Twelve months ago the world was falling apart. In September 2008 Lehman Brothers collapsed and it seemed that the rest of the financial world was following close behind: AIG, Merrill Lynch and then the entire swathe of what had once been known as the “money center” banks: Citigroup, Bank of America and all the rest, right to the edge of the event horizon. At the beginning of 2009 there was not a clear answer to the question “is the entire global economy going to collapse?” When Citigroup traded for $1 per share in early March the answer from the collective wisdom of the market seemed to be: looks like that’s exactly what is going to happen. And then – back from the edge of the abyss.
We began our “Markets in Crisis” series last fall and it is with some degree of relief that we are now consigning that compendium to the archives and beginning a new one. So welcome to the maiden issue of our new Thought Content Series, entitled “Markets in Transition”. This series will pick up where “Markets in Crisis” left off: the worst of all possible outcomes has not happened, but the world is a very different place today on many, many levels. As always, our commentaries in this series will look at things that are happening in the world and try to distill some sense out of them to think about what the implications may be for the short, medium and long term performance of global investment markets.
The markets are in transition. There is no single deterministic path we can follow to whatever it is that happens next. We are in the middle of a Gap Market. As we infer from earlier Gap Markets, the forces to power the next period of sustainable growth are most likely at work now. Which of them are going to become the rocket fuel that puts economies and markets on a macro growth trend? If globalization and deregulation powered the Great Growth Market of 1982-2000 what will their equivalents be? Years from now, what will the chattering classes be saying about the beginning of the second decade of the 21st century? What will be second nature to them the way that the Internet is now second nature to us?
The other day we came across an interesting collection of market commentaries from the end of the first decade of the 20th century. These were the sunset years of a long, magnificent period of globalization that ran from about 1870 until the outbreak of the First World War in 1914. At the time Britannia ruled the waves of international finance. The world was on a gold standard and the British pound sterling was the reserve currency for anyone transacting in this global economy. Yet by this time Britain was not growing as fast as some other countries in the world. The commentators of the day were wondering which of the world’s emerging markets – circa 1909 – were going to dominate the next economic paradigm. The United States, a fast-growing industrial power, was considered by many to be the odds-on favorite.
But so was Argentina. Since we all know how that turned out this may seem somewhat amusing. It therefore helps, sometimes, to go back and actually read the source documents of the day rather than somebody’s history of the 20th century, written with the benefit of hindsight. Of course it seems obvious to us – the U.S. has been the world’s economic superpower for decades now. But if you put yourself into a 1909 framework and work with the data points that were available at the time you can see how the case for Argentina could be made as well. You can also see the perils of making a bet about the future. No matter how brilliant you are, sometimes you’re going to get it wrong. Even Einstein got it wrong sometimes (more about that in one of our forthcoming pieces).

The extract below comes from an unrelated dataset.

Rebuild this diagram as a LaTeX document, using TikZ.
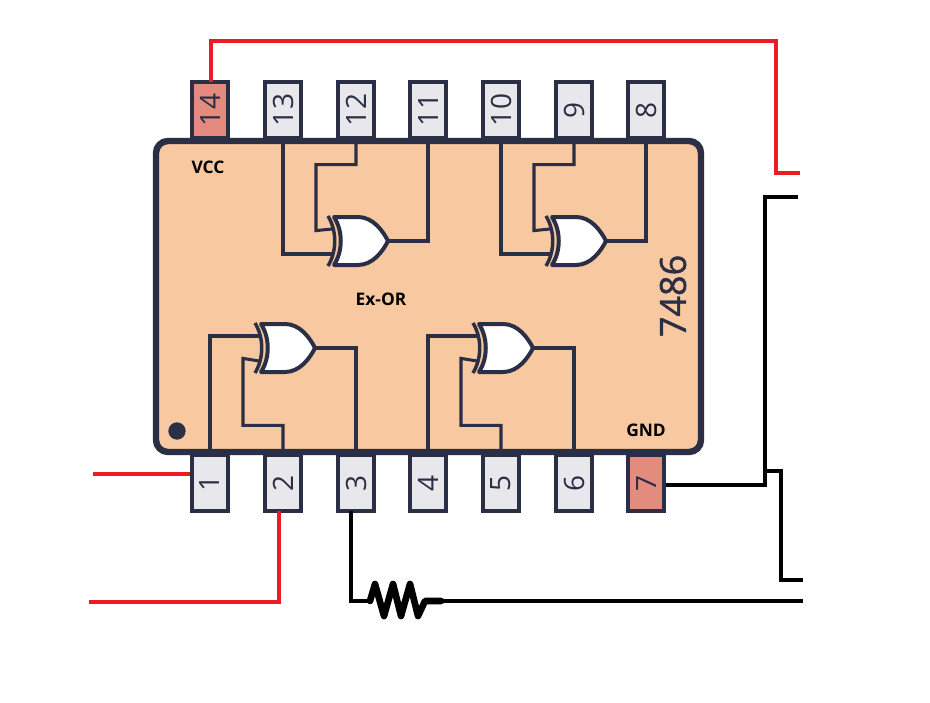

All this is very relevant to us because much of the growth that is taking place in the world today is taking place somewhere else in the world. Our job is a tricky one. On the one hand we want to piece together 2 the data points and figure out how best to position our portfolios to benefit from long-term structural changes that are taking place in the global economy. On the other hand we don’t want to fall into the crystal ball trap – convincing ourselves that some or other scenario is the one most likely to happen and making all our allocation and exposure decisions on that basis.
Here’s where the phrase “Black Swan” comes into play. You have heard us use this phrase before, and it appears as an iconic image in our periodic Market Outlook commentaries. Now we’re going to explain why this phrase figures so prominently in our thinking. Several hundred years ago no European had ever encountered a swan that was not white. If there had been computer programmers back then they would have expressed this as “if [swan], then [white]”. All the data points said with 100% probability that swans were white. Then a seafaring expedition returned from Australia and brought back some indigenous species from Down Under including…yes, a black swan. Suddenly one new data point renders every other data point meaningless.
Black swans are what we call “low probability events”. The main thing to know about low probability events is that they are never the most likely thing that is going to happen. But when they do happen it doesn’t matter that they were not likely to happen. Eighteen months ago, even though we were already in the middle of a recession, the scenario that “all financial institutions collapse and have to be bailed out by the U.S. government” was a Black Swan – it was a low probability event. If you had taken a bet in July 2008 on that outcome happening in September-October you had more than a 98% chance of being wrong, using the traditional tools of statistics and probability analysis. But that’s cold comfort to anyone who has to live through the event. Of course, Black Swans aren’t all negative – they can surprise on the upside too. The world could bounce out of recession and the U.S. economy could resume the pace of the late 1990s. That’s a low probability scenario. But could it happen? Of course it could – and so could a near-infinite number of other possible outcomes.
So we clearly have our hands full as we try to figure out where these markets in transition are heading. We will never tell you that we have the definitive answer. We don’t have crystal balls. But we are thinking about a great many things every day, and we look forward to sharing these thoughts with you.